Six names will be added to the Hockey Hall of Fame this year, and among them are those of a couple longtime players who not only broke records but broke barriers.
Hayley Wickenheiser, a four-time Olympic gold medalist and the first woman to play professional hockey at a position other than goalie, headlines the group of 2019 inductees alongside Vaclav Nedomansky, a Czech standout and the first hockey player to defect to North America to play.
That's according to TSN, which reported Tuesday that Montreal Canadiens great Guy Carbonneau, Dallas Stars legend Sergei Zubov, longtime Boston College coach Jerry York and Pittsburgh Penguins general manager Jim Rutherford round out this year's class.
Fresh off an induction into the IIHF Hall of Fame, the 40-year-old Wickenheiser starred for Canada's women's national team for more than two decades, racking up a team-record 168 goals and 211 assists in 276 career games, and was the first woman skater to play professional hockey, appearing in 10 games for HC Salamat in Finland in 2003. Currently an assistant director of player development for the NHL's Toronto Maple Leafs, she made five different Winter Olympics appearances, capturing gold medals in 2002, 2006, 2010 and 2014, and is widely regarded as one of the greatest women hockey players of all time.
The 75-year-old Nedomansky played in the Czechoslovak First Ice Hockey League for more than a decade before making history and defecting to Toronto.
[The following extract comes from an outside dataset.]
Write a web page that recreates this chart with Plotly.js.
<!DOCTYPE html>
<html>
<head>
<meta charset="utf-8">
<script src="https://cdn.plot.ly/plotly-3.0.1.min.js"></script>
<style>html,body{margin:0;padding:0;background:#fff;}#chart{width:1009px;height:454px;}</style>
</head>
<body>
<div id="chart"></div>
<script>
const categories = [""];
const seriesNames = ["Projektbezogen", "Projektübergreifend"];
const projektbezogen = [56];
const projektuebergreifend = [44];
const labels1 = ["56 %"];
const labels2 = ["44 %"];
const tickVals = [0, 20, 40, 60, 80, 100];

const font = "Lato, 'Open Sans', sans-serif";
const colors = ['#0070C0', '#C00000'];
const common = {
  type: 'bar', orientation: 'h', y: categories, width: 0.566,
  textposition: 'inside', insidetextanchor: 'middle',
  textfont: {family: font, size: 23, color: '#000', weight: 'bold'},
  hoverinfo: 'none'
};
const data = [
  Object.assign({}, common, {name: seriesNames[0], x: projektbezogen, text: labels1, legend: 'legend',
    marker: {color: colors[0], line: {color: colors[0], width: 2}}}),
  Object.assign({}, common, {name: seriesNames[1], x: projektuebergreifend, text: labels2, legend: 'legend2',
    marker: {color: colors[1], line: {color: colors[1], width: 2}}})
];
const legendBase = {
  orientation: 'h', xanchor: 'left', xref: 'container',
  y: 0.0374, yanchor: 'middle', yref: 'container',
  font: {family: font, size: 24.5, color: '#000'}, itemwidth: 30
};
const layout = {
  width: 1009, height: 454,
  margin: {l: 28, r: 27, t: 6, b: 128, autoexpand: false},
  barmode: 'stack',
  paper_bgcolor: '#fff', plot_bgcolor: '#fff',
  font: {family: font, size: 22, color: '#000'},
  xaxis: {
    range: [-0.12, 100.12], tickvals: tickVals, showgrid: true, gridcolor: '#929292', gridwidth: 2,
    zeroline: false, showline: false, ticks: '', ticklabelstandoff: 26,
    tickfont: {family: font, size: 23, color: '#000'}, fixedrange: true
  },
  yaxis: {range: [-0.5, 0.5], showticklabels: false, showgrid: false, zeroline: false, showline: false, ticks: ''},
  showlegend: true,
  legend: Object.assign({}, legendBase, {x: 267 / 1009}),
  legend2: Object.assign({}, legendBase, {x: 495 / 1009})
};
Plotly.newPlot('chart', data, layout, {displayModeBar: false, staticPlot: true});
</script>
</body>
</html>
A nine-time 30-goal scorer in his pre-NHL days, the longtime center twice represented Czechoslovakia in the Winter Games, taking silver in 1968, and also starred in the World Hockey Association. Nedomansky spent five seasons with the Detroit Red Wings starting in 1977 but is best known for his international journey, racking up more than 1,000 games across four different professional leagues.
Carbonneau was a three-time Selke Award winner as a 13-year standout of the Canadiens, finishing his 19-year NHL career as one of the league's top defensemen, not to mention a two-time Stanley Cup champion. Zubrov, from Moscow, split 16 of his own NHL seasons between the Stars, Penguins and New York Rangers, who he led in scoring in 1994, and also won an Olympic gold medal in 1992. York has coached Boston College's ice hockey team since 1994 and been in the NCAA for more than four decades, capturing five titles and eclipsing 1,000 career wins. Rutherford, meanwhile, continues to manage the Pens but has already overseen three Stanley Cup victories -- two with Pittsburgh and one with the Carolina Hurricanes.
All six inductees will officially be welcomed to the Hall of Fame in Toronto on Nov. 16.